Pigs 2: The Last Blood (Psy 2. Ostatnia krew) is a Polish crime thriller directed by Władysław Pasikowski. The film was released on 5 April 1994, is a sequel to 1992's Pigs, and was followed by 2020's Pigs 3.

==Plot==

Poland in 1994. Franciszek Maurer ("Franz") is released from prison. He finds employment with Radosław Wolf, an arms dealer who just returned from Serbia. Maurer pulls to the gang former police colleague, "Nowy". Franz does not know that the whole time Nowy maintains contact with Major Bień. When Franz, Wolf and Nowy have to organize a transport of weapons to Sarajevo by trucks. Franz informs the police about the planned transport. At the last moment the heads of the gang change the plan to use a train instead.
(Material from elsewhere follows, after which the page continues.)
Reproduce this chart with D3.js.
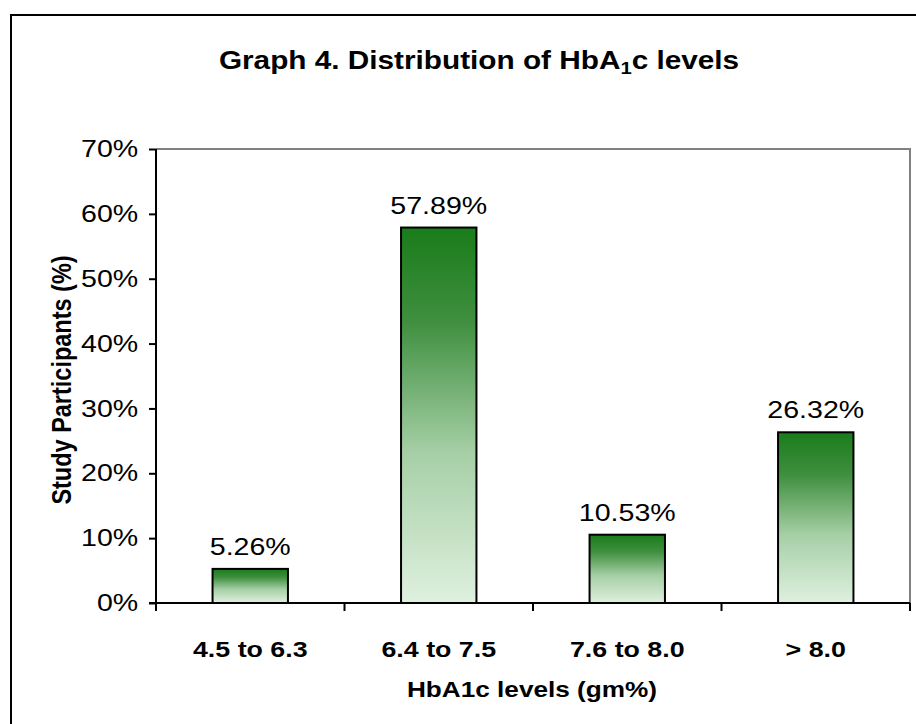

Franz has to stop the weapons-loaded train by himself.

==Cast==
- Bogusław Linda – Franciszek "Franz" Maurer
- Cezary Pazura – Waldemar "Nowy" Morawiec
- Artur Żmijewski – Radosław Wolf
- Magdalena Dandourian – Nadia
- Valery Prijomychov – Sawczuk
- Zbigniew Bielski – Kaniewski
- Aleksander Bednarz – Major Bień
- Edward Linde-Lubaszenko – Stopczyk
- Jan Machulski – Walenda
- Sławomir Sulej – Wyrek
- Jerzy Zelnik – Sarzyński
- Tomasz Dedek – Wawro, subordinate of major Bień
- Sergey Shakurov – Colonel Jakuszyn
- Piotr Zaichenko – Ganz
- Iwona Katarzyna Pawlak – Mariola Morawiec
- Ryszard Kotys – train driver
- Mariusz Pilawski – waiter
- Tomasz Jarosz – car thief
- Robert Więckiewicz – car thief
- Denis Delic – Serb

==Reception==

The film was the highest-grossing Polish film of the year with 700,000 admissions and fourth overall in Poland for 1994.